(Figure scripts)
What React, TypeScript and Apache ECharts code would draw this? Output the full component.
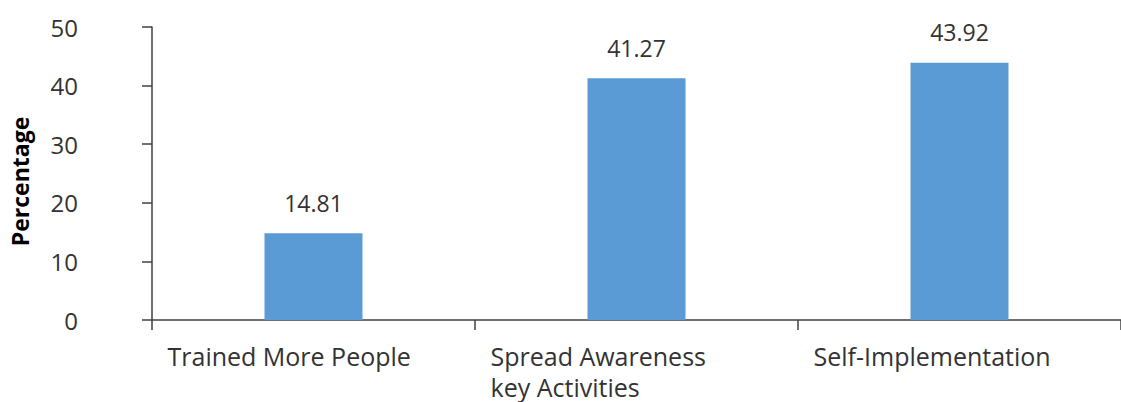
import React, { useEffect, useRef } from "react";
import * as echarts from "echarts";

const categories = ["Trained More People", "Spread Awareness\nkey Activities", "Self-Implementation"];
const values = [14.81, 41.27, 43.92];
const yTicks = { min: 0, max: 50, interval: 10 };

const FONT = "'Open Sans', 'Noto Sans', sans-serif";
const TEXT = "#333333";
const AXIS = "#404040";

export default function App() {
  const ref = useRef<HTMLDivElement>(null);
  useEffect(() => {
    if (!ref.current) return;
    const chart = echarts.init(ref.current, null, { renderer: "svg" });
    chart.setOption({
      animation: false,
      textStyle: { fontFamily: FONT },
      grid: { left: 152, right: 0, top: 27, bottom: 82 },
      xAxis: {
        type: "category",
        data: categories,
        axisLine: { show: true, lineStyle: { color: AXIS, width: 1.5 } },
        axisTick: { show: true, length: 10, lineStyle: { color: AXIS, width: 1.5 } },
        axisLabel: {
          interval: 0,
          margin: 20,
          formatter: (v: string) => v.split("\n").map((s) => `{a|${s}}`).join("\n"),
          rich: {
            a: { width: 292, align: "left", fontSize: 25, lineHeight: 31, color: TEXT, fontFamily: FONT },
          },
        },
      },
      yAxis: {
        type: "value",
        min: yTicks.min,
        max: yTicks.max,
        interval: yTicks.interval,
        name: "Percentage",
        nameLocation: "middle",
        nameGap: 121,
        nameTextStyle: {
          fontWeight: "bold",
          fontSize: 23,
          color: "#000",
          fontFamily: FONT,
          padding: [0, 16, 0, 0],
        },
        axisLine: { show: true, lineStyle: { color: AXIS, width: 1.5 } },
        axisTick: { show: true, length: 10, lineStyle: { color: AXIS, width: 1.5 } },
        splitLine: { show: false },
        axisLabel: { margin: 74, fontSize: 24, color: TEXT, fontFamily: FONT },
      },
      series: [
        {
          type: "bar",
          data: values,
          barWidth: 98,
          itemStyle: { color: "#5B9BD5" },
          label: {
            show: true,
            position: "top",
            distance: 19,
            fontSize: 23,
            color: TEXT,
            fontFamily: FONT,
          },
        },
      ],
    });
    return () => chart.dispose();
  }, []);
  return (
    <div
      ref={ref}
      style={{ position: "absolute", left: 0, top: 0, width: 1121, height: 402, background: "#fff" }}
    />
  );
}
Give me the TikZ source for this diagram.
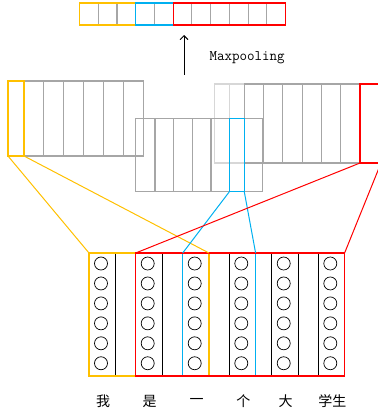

■ Directive
Without the pictures, return all the records precisely as they stand.

■ Exercise result
What React, TypeScript and Apache ECharts code would draw this? Output the full component.
import React, { useEffect, useRef } from "react";
import * as echarts from "echarts";

const categories = ["Trained More People", "Spread Awareness\nkey Activities", "Self-Implementation"];
const values = [14.81, 41.27, 43.92];
const yTicks = { min: 0, max: 50, interval: 10 };

const FONT = "'Open Sans', 'Noto Sans', sans-serif";
const TEXT = "#333333";
const AXIS = "#404040";

export default function App() {
  const ref = useRef<HTMLDivElement>(null);
  useEffect(() => {
    if (!ref.current) return;
    const chart = echarts.init(ref.current, null, { renderer: "svg" });
    chart.setOption({
      animation: false,
      textStyle: { fontFamily: FONT },
      grid: { left: 152, right: 0, top: 27, bottom: 82 },
      xAxis: {
        type: "category",
        data: categories,
        axisLine: { show: true, lineStyle: { color: AXIS, width: 1.5 } },
        axisTick: { show: true, length: 10, lineStyle: { color: AXIS, width: 1.5 } },
        axisLabel: {
          interval: 0,
          margin: 20,
          formatter: (v: string) => v.split("\n").map((s) => `{a|${s}}`).join("\n"),
          rich: {
            a: { width: 292, align: "left", fontSize: 25, lineHeight: 31, color: TEXT, fontFamily: FONT },
          },
        },
      },
      yAxis: {
        type: "value",
        min: yTicks.min,
        max: yTicks.max,
        interval: yTicks.interval,
        name: "Percentage",
        nameLocation: "middle",
        nameGap: 121,
        nameTextStyle: {
          fontWeight: "bold",
          fontSize: 23,
          color: "#000",
          fontFamily: FONT,
          padding: [0, 16, 0, 0],
        },
        axisLine: { show: true, lineStyle: { color: AXIS, width: 1.5 } },
        axisTick: { show: true, length: 10, lineStyle: { color: AXIS, width: 1.5 } },
        splitLine: { show: false },
        axisLabel: { margin: 74, fontSize: 24, color: TEXT, fontFamily: FONT },
      },
      series: [
        {
          type: "bar",
          data: values,
          barWidth: 98,
          itemStyle: { color: "#5B9BD5" },
          label: {
            show: true,
            position: "top",
            distance: 19,
            fontSize: 23,
            color: TEXT,
            fontFamily: FONT,
          },
        },
      ],
    });
    return () => chart.dispose();
  }, []);
  return (
    <div
      ref={ref}
      style={{ position: "absolute", left: 0, top: 0, width: 1121, height: 402, background: "#fff" }}
    />
  );
}
Give me the TikZ source for this diagram.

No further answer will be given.